The report is direct in its language and declares: “Drugs have turned into a blessing for the jobless, the poor and the needy inhabitants of the border area,” while acknowledging that the drugs trade has turned into “a serious problem” for people in other parts of Iran. It adds that the number of police in Mirjaveh is inadequate and many of the policemen working there, native and non-native, are seeking transfers to other locations. The non-native policemen, says the report, consider their assignment to Mirjaveh as “serving a deprived and difficult” area, and want to be transferred out of the area after serving their allotted time, and sometimes even before that.
The official statistics released by the police show that 30 percent of the national police employees in Mirjaveh have served in the city for less than a year and 49 percent for less than four years. In other words, close to 80 percent of police employees in Mirjaveh have not served in the city for long. The report also stresses that the policemen in Mirjaveh are “inexperienced and young and lack the necessary skills and efficiency to do their jobs.” What is more, “they lack high motivation for service” and are isolated in a deprived area.
“The inhabitants of this border area do not recognize the borders and easily frequent both sides of the border without permission,” says the report. It lists the problems the people of Mirjaveh face, and the actions they take to cope with their situation, including drug and fuel smuggling, human trafficking and armed action against the central government.
Iranian police officials maintain that in the last 40 years, at least 2,000 policemen and border guards have been killed in the province of Sistan and Baluchistan [Persian link]. Since May 2017 there have been three incidents in Mirjaveh alone, including the kidnapping on October 16. At least 16 border guards have lost their lives between May 2017 and October 2018. In April 2017, terrorists killed 10 border guards in Mirjaveh in an armed clash, for which the group Jaish al-Adl took responsibility — the same group that claimed responsibiity for the recent abduction.

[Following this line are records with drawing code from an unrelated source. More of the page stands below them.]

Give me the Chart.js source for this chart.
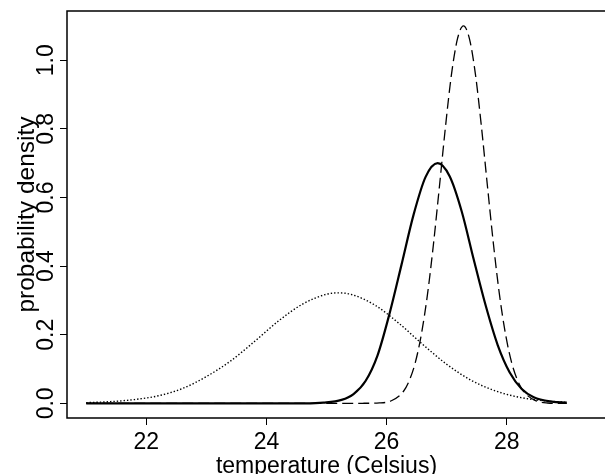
<!DOCTYPE html>
<html>
<head>
<meta charset="utf-8">
<script src="https://cdn.jsdelivr.net/npm/chart.js@4/dist/chart.umd.min.js"></script>
<style>
  html, body { margin: 0; padding: 0; background: #fff; }
  canvas { display: block; }
</style>
</head>
<body>
<canvas id="c" width="605" height="474"></canvas>
<script>
// ---- data ----
const xTicks = [22, 24, 26, 28];
const yTicks = [0.0, 0.2, 0.4, 0.6, 0.8, 1.0];

const xDotted = [21.0,21.4,21.8,22.2,22.6,23.0,23.4,23.8,24.2,24.6,25.0,25.2,25.4,25.8,26.2,26.6,27.0,27.4,27.8,28.2,28.6,29.0];
const yDotted = [0.002,0.005,0.011,0.022,0.043,0.078,0.123,0.180,0.240,0.289,0.318,0.322,0.318,0.287,0.234,0.172,0.114,0.068,0.037,0.018,0.008,0.003];

const xSolid = [21.0,22.0,23.0,24.0,24.65,24.95,25.25,25.45,25.65,25.85,26.05,26.25,26.45,26.65,26.85,27.05,27.25,27.45,27.65,27.85,28.05,28.25,28.45,28.75,29.0];
const ySolid = [0,0,0,0,0.000,0.002,0.010,0.027,0.065,0.140,0.262,0.405,0.550,0.660,0.700,0.662,0.560,0.420,0.285,0.170,0.090,0.042,0.018,0.005,0.002];

const xDashed = [21.0,23.0,25.0,25.6,25.88,26.08,26.28,26.38,26.48,26.58,26.68,26.78,26.88,26.98,27.08,27.18,27.28,27.38,27.48,27.58,27.68,27.78,27.88,27.98,28.08,28.18,28.28,28.48,28.68,28.88,29.0];
const yDashed = [0,0,0,0.0002,0.0012,0.0075,0.0345,0.067,0.120,0.202,0.316,0.463,0.632,0.805,0.958,1.062,1.100,1.062,0.958,0.805,0.632,0.463,0.316,0.202,0.120,0.067,0.035,0.008,0.001,0.000,0];

const xTitle = 'temperature (Celsius)';
const yTitle = 'probability density';

// ---- chart ----
const pts = (xs, ys) => xs.map((x, i) => ({ x: x, y: ys[i] }));
const FONT = 'Liberation Sans, Arial, Helvetica, sans-serif';
Chart.defaults.font.family = FONT;
Chart.defaults.color = '#000';

const boxPlugin = {
  id: 'box',
  afterDraw(chart) {
    const { ctx, chartArea: a, width } = chart;
    ctx.save();
    ctx.strokeStyle = '#000';
    ctx.lineWidth = 1.5;
    ctx.beginPath();
    ctx.moveTo(width, a.top); ctx.lineTo(a.left, a.top); ctx.lineTo(a.left, a.bottom); ctx.lineTo(width, a.bottom);
    ctx.stroke();
    ctx.restore();
  }
};

new Chart(document.getElementById('c'), {
  type: 'line',
  data: {
    datasets: [
      { data: pts(xSolid, ySolid), borderColor: '#000', borderWidth: 2.2, pointRadius: 0, cubicInterpolationMode: 'monotone', fill: false },
      { data: pts(xDashed, yDashed), borderColor: '#000', borderWidth: 1.3, borderDash: [11, 5], pointRadius: 0, cubicInterpolationMode: 'monotone', fill: false },
      { data: pts(xDotted, yDotted), borderColor: '#000', borderWidth: 1.4, borderDash: [1.4, 2], pointRadius: 0, cubicInterpolationMode: 'monotone', fill: false }
    ]
  },
  options: {
    responsive: false,
    animation: false,
    devicePixelRatio: 1,
    layout: { padding: { left: 0, right: 19, top: 11, bottom: 0 } },
    plugins: { legend: { display: false }, tooltip: { enabled: false } },
    scales: {
      x: {
        type: 'linear', min: 20.68, max: 29.32,
        afterBuildTicks: s => { s.ticks = xTicks.map(v => ({ value: v })); },
        afterFit: s => { s.height = 56; },
        grid: { display: true, drawOnChartArea: false, drawTicks: true, tickLength: 7, color: '#000', lineWidth: 1 },
        border: { display: false },
        ticks: { font: { size: 23 }, padding: 4, maxRotation: 0, autoSkip: false, callback: v => String(v) },
        title: { display: true, text: xTitle, font: { size: 23 }, padding: { top: 0, bottom: -6 } }
      },
      y: {
        type: 'linear', min: -0.0427, max: 1.1434,
        afterBuildTicks: s => { s.ticks = yTicks.map(v => ({ value: v })); },
        afterFit: s => { s.width = 67; },
        grid: { display: true, drawOnChartArea: false, drawTicks: true, tickLength: 7, color: '#000', lineWidth: 1 },
        border: { display: false },
        ticks: { font: { size: 23 }, padding: -3, minRotation: 90, maxRotation: 90, crossAlign: 'center', autoSkip: false, callback: v => Number(v).toFixed(1) },
        title: { display: true, text: yTitle, font: { size: 24.5 }, padding: { top: 13, bottom: 0 } }
      }
    }
  },
  plugins: [boxPlugin]
});
</script>
</body>
</html>
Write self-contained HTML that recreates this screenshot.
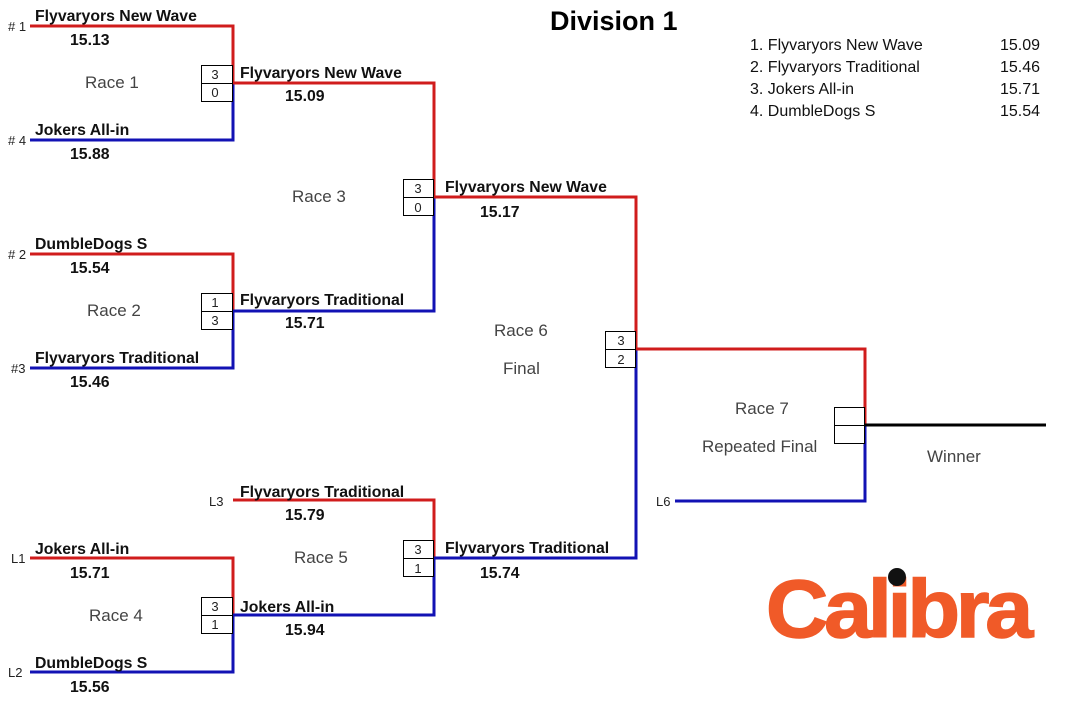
<!DOCTYPE html>
<html><head><meta charset="utf-8"><style>
html,body{margin:0;padding:0;background:#fff;}
svg{display:block;}
text{font-family:"Liberation Sans",Arial,sans-serif;}
.n{font-weight:bold;font-size:15.8px;fill:#111;}
.g{font-size:17px;fill:#444;}
.s{font-size:13px;fill:#222;}
.l{font-size:16px;fill:#111;}
</style></head><body>
<svg width="1088" height="725" viewBox="0 0 1088 725" xmlns="http://www.w3.org/2000/svg">
<g fill="none" stroke-width="3">
<path d="M30 26H233V83" stroke="#d01c1c"/>
<path d="M30 140H233V83" stroke="#1212b4"/>
<path d="M233 83H434V197" stroke="#d01c1c"/>
<path d="M30 254H233V311" stroke="#d01c1c"/>
<path d="M30 368H233V311" stroke="#1212b4"/>
<path d="M233 311H434V197" stroke="#1212b4"/>
<path d="M434 197H636V349" stroke="#d01c1c"/>
<path d="M30 558H233V615" stroke="#d01c1c"/>
<path d="M30 672H233V615" stroke="#1212b4"/>
<path d="M233 615H434V558" stroke="#1212b4"/>
<path d="M233 500H434V558" stroke="#d01c1c"/>
<path d="M434 558H636V349" stroke="#1212b4"/>
<path d="M636 349H865V425" stroke="#d01c1c"/>
<path d="M675 501H865V425" stroke="#1212b4"/>
<path d="M865 425H1046" stroke="#000"/>
</g>
<g fill="#fff" stroke="#000" stroke-width="1">
<rect x="201.5" y="65.5" width="31" height="18"/><rect x="201.5" y="83.5" width="31" height="18"/>
<rect x="201.5" y="293.5" width="31" height="18"/><rect x="201.5" y="311.5" width="31" height="18"/>
<rect x="201.5" y="597.5" width="31" height="18"/><rect x="201.5" y="615.5" width="31" height="18"/>
<rect x="403.5" y="179.5" width="30" height="18"/><rect x="403.5" y="197.5" width="30" height="18"/>
<rect x="403.5" y="540.5" width="30" height="18"/><rect x="403.5" y="558.5" width="30" height="18"/>
<rect x="605.5" y="331.5" width="30" height="18"/><rect x="605.5" y="349.5" width="30" height="18"/>
<rect x="834.5" y="407.5" width="30" height="18"/><rect x="834.5" y="425.5" width="30" height="18"/>
</g>
<g class="s" text-anchor="middle">
<text x="215" y="79">3</text><text x="215" y="97">0</text>
<text x="215" y="307">1</text><text x="215" y="325">3</text>
<text x="215" y="611">3</text><text x="215" y="629">1</text>
<text x="418" y="193">3</text><text x="418" y="212">0</text>
<text x="418" y="554">3</text><text x="418" y="573">1</text>
<text x="621" y="345">3</text><text x="621" y="364">2</text>
</g>
<g class="s">
<text x="8" y="31"># 1</text><text x="8" y="145"># 4</text>
<text x="8" y="259"># 2</text><text x="11" y="373">#3</text>
<text x="209" y="506">L3</text><text x="11" y="563">L1</text><text x="8" y="677">L2</text>
<text x="656" y="506">L6</text>
</g>
<g class="n">
<text x="35" y="21">Flyvaryors New Wave</text><text x="70" y="45">15.13</text>
<text x="35" y="135">Jokers All-in</text><text x="70" y="159">15.88</text>
<text x="240" y="78">Flyvaryors New Wave</text><text x="285" y="101">15.09</text>
<text x="35" y="249">DumbleDogs S</text><text x="70" y="273">15.54</text>
<text x="35" y="363">Flyvaryors Traditional</text><text x="70" y="387">15.46</text>
<text x="240" y="305">Flyvaryors Traditional</text><text x="285" y="328">15.71</text>
<text x="445" y="192">Flyvaryors New Wave</text><text x="480" y="217">15.17</text>
<text x="240" y="497">Flyvaryors Traditional</text><text x="285" y="520">15.79</text>
<text x="35" y="554">Jokers All-in</text><text x="70" y="578">15.71</text>
<text x="35" y="668">DumbleDogs S</text><text x="70" y="692">15.56</text>
<text x="240" y="612">Jokers All-in</text><text x="285" y="635">15.94</text>
<text x="445" y="553">Flyvaryors Traditional</text><text x="480" y="578">15.74</text>
</g>
<g class="g">
<text x="85" y="88">Race 1</text>
<text x="292" y="202">Race 3</text>
<text x="87" y="316">Race 2</text>
<text x="494" y="336">Race 6</text>
<text x="503" y="374">Final</text>
<text x="735" y="414">Race 7</text>
<text x="702" y="452">Repeated Final</text>
<text x="927" y="462">Winner</text>
<text x="294" y="563">Race 5</text>
<text x="89" y="621">Race 4</text>
</g>
<text x="550" y="30" font-size="27" font-weight="bold" fill="#000">Division 1</text>
<g class="l">
<text x="750" y="50">1. Flyvaryors New Wave</text><text x="1000" y="50">15.09</text>
<text x="750" y="72">2. Flyvaryors Traditional</text><text x="1000" y="72">15.46</text>
<text x="750" y="94">3. Jokers All-in</text><text x="1000" y="94">15.71</text>
<text x="750" y="116">4. DumbleDogs S</text><text x="1000" y="116">15.54</text>
</g>
<text x="766" y="637" font-size="82" font-weight="bold" fill="#f05a28" stroke="#f05a28" stroke-width="1.5" letter-spacing="-4" textLength="263" lengthAdjust="spacingAndGlyphs">Calibra</text>
<circle cx="897" cy="577" r="9" fill="#111"/>
</svg>
</body></html>
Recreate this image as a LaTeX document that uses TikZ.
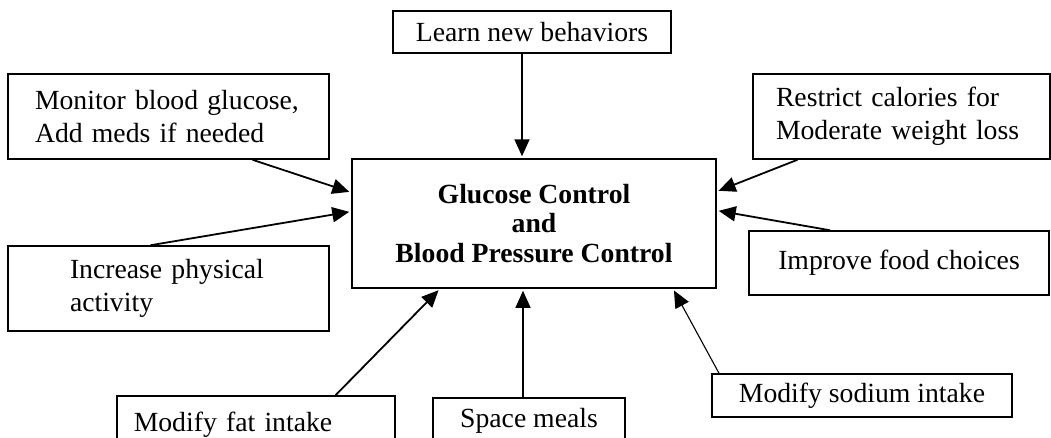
\documentclass[tikz,border=0pt]{standalone}
\usepackage{fontspec}
\setmainfont{Liberation Serif}
\usepackage{tikz}
\usetikzlibrary{arrows.meta}

\tikzset{
  factor/.style={draw, line width=1.5pt, font=\fontsize{27.7}{33}\selectfont, inner sep=0pt},
  feed/.style={-{Triangle[length=17pt,width=15pt]}, line width=1.8pt, shorten >=2pt},
}

\begin{document}
\begin{tikzpicture}[x=1pt,y=-1pt]
\useasboundingbox (0,0) rectangle (1051,437);
\clip (0,0) rectangle (1051,437);

% Central goal
\node[factor, minimum width=364pt, minimum height=129pt, align=center,
      font=\fontsize{27.7}{29.5}\selectfont\bfseries] (ctrl) at (534,223.5)
      {Glucose Control\\and\\Blood Pressure Control};

% Surrounding factors
\node[factor, minimum width=278pt, minimum height=42pt] (learn) at (532,32) {Learn new behaviors};
\node[factor, text width=267pt, inner xsep=27pt, minimum height=85pt, align=left] (monitor) at (168.5,116.5)
      {Monitor blood glucose,\\Add meds if needed};
\node[factor, text width=251pt, inner xsep=23pt, minimum height=85pt, align=left] (restrict) at (901.5,116.5)
      {Restrict calories for\\Moderate weight loss};
\node[factor, text width=197pt, inner xsep=62pt, minimum height=85pt, align=left] (increase) at (168.5,288.5)
      {Increase physical\\activity};
\node[factor, minimum width=300pt, minimum height=64pt] (improve) at (899,263) {Improve food choices};
\node[factor, minimum width=300pt, minimum height=43pt] (sodium) at (862,395.5) {Modify sodium intake};
\node[factor, anchor=north west, text width=244pt, inner xsep=17pt, inner ysep=16pt, align=left] (fat) at (116,395)
      {Modify fat intake};
\node[factor, anchor=north, minimum width=192pt, inner ysep=11pt] (space) at (529,397) {Space meals};

% Arrows into the goal
\draw[feed] ([xshift=-10pt]learn.south) -- ([xshift=-12pt]ctrl.north);
\draw[feed] ([xshift=84pt]monitor.south) -- ([yshift=31pt]ctrl.west);
\draw[feed] ([xshift=-18pt]increase.north) -- ([yshift=12pt]ctrl.west);
\draw[feed] ([xshift=-104pt]restrict.south) -- ([yshift=32pt]ctrl.east);
\draw[feed] ([xshift=-69pt]improve.north) -- ([yshift=13pt]ctrl.east);
\draw[feed] ([xshift=80pt]fat.north) -- ([xshift=-94pt]ctrl.south);
\draw[feed, line width=1.1pt] ([xshift=-6pt]space.north) -- ([xshift=-11pt]ctrl.south);
\draw[feed, line width=1.1pt] ([xshift=-143pt]sodium.north) -- ([xshift=139pt]ctrl.south);
\end{tikzpicture}
\end{document}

Iranian authorities say militant groups operate from safe havens in Pakistan. Fars New Agency quoted foreign ministry spokesman Bahram Ghasemi as saying that the Pakistani ambassador had met with officials at the ministry. Iran urged Islamabad to “use all possible means, without any delay” to free those abducted. “We expect Pakistan to confront these terrorist groups that are supported by some regional states, and immediately release the kidnapped Iranian forces,” said the Revolutionary Guards in a statement.
“Both militaries, under a joint mechanism established since last year, are working to ascertain the whereabouts of Iranian guards,” Pakistan’s foreign ministry said in a statement.
It remains to be seen whether these statements and responses will lead to any tangible results.